> _Problem to solve_: Only lines with the string "using" matter here; gather them from the material below.

— begin Data entries —

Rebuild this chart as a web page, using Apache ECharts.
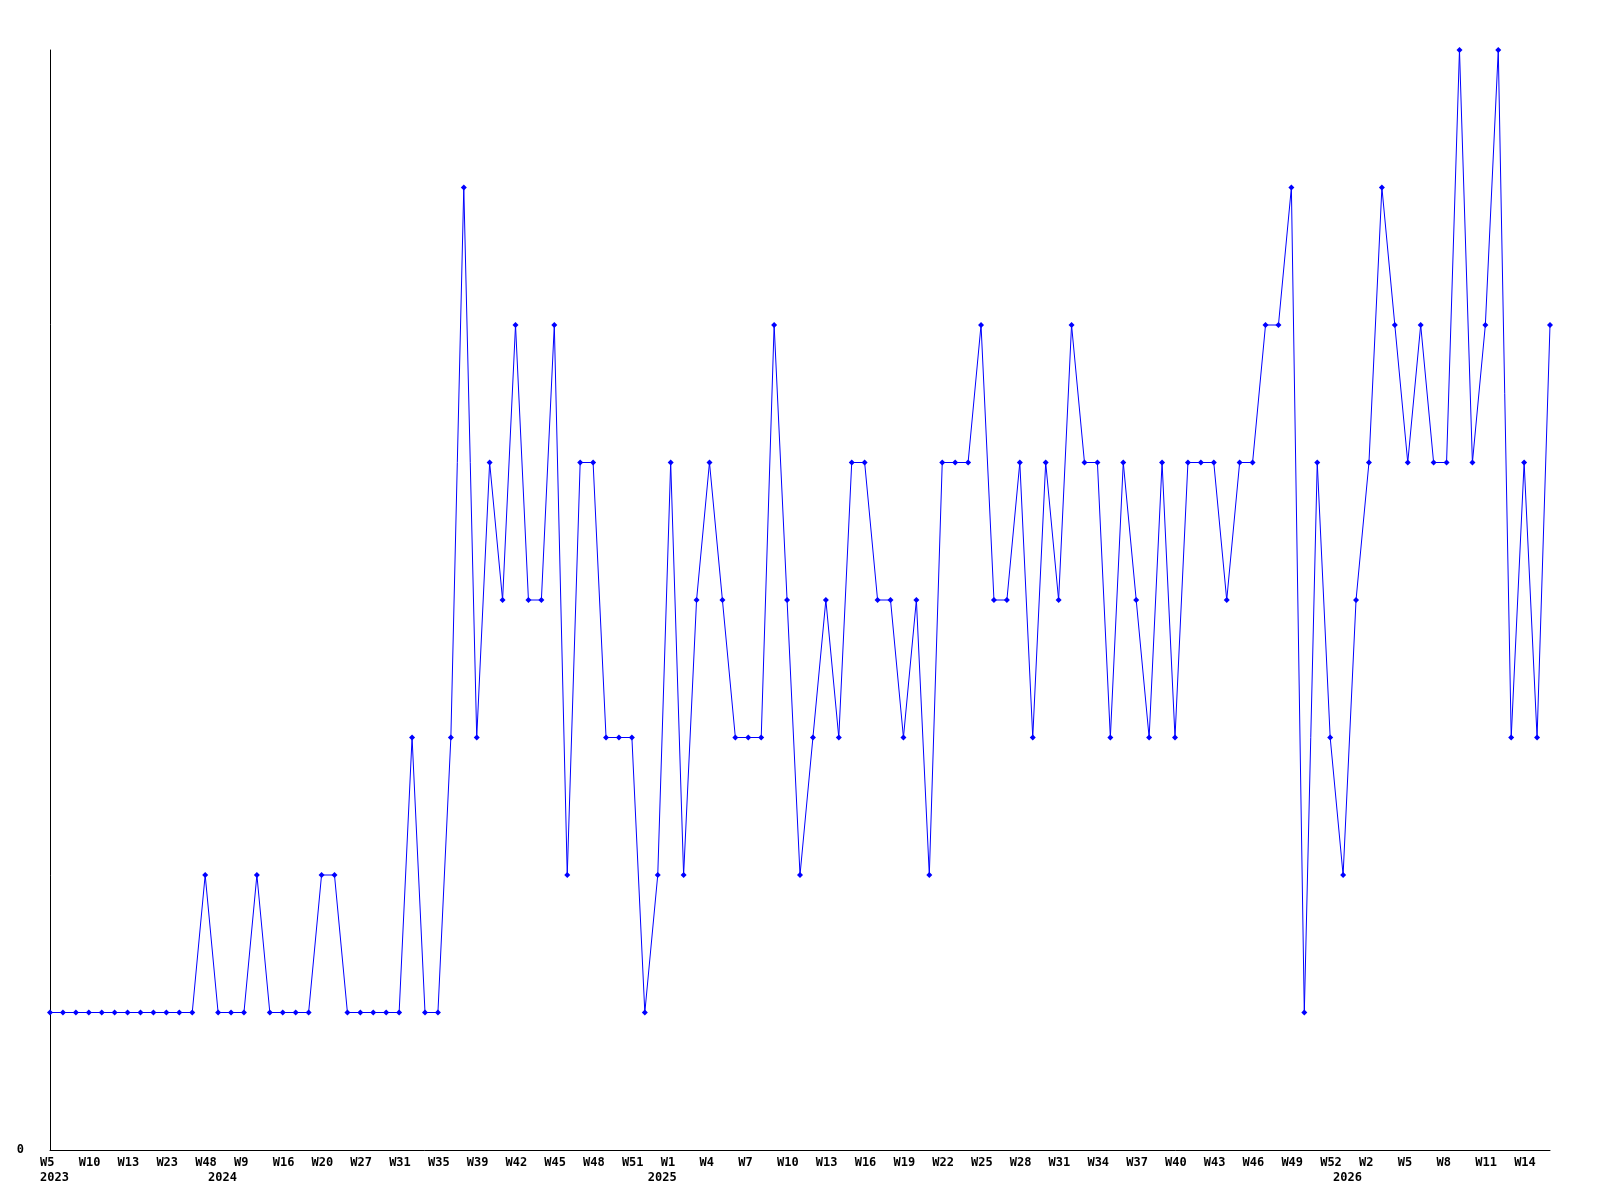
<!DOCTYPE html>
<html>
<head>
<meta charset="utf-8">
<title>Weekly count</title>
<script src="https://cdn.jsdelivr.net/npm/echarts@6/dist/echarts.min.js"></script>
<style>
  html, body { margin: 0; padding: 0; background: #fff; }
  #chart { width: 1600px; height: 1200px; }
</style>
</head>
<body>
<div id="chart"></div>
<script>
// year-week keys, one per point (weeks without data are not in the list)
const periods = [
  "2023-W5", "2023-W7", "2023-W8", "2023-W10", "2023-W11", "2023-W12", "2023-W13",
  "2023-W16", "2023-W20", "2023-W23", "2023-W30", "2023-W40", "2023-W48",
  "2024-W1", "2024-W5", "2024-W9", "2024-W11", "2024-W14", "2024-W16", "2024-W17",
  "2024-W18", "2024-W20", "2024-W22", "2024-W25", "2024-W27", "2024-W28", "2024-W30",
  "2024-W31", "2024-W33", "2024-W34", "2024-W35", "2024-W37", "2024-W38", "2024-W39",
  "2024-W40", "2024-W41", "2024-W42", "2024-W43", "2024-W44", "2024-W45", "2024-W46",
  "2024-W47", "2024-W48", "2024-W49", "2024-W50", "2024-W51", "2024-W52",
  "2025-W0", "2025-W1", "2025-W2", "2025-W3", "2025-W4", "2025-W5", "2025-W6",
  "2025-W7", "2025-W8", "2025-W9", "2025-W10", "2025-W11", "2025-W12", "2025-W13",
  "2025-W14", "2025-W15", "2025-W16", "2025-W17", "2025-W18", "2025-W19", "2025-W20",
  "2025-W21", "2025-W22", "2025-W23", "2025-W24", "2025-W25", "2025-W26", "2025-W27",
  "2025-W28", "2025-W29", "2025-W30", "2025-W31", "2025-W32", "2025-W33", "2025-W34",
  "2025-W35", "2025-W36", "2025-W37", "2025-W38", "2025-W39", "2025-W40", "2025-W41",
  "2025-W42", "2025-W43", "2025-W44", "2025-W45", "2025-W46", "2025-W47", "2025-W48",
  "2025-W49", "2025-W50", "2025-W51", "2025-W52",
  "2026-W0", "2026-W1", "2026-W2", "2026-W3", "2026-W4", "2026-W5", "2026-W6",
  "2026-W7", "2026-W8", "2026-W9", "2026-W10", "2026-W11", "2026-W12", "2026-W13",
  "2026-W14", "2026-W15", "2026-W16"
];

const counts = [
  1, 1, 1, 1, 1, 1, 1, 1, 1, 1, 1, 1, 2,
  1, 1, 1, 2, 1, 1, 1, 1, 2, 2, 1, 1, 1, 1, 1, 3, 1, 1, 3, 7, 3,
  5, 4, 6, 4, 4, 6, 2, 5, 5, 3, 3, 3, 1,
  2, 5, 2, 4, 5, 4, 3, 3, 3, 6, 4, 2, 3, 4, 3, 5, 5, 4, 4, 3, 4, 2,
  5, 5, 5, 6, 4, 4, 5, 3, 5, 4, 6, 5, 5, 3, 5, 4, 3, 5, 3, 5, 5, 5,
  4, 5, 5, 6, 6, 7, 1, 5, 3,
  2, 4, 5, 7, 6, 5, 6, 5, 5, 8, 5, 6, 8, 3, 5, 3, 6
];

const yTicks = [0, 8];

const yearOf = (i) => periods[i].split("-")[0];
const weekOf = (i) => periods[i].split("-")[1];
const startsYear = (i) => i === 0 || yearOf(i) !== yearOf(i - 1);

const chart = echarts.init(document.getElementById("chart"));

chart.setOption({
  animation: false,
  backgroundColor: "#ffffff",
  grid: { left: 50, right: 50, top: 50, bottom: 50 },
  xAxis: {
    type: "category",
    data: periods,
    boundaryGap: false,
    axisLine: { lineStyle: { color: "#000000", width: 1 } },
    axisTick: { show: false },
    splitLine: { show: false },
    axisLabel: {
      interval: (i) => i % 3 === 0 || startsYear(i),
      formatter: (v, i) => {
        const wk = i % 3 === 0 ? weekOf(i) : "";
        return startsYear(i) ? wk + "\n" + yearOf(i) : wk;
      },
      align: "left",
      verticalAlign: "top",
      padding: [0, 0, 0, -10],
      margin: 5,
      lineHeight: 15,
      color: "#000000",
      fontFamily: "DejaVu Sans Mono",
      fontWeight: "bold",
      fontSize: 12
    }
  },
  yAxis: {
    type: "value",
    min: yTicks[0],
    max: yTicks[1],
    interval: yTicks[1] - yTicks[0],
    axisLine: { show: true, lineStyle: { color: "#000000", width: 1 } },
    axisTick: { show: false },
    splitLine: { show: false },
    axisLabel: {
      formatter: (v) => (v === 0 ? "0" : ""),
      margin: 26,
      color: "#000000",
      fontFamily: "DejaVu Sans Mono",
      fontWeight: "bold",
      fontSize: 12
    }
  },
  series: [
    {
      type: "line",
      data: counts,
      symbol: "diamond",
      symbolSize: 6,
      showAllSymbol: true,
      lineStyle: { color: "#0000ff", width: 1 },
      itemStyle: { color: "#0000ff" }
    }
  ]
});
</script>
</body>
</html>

— end Data entries —
— begin Data entries —

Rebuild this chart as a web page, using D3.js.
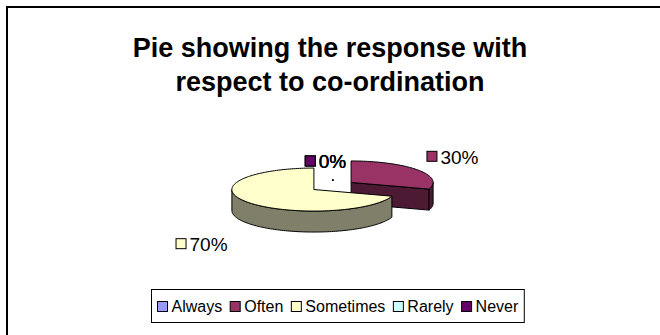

— end Data entries —

> _Worked solution_:
Rebuild this chart as a web page, using Apache ECharts.
Rebuild this chart as a web page, using D3.js.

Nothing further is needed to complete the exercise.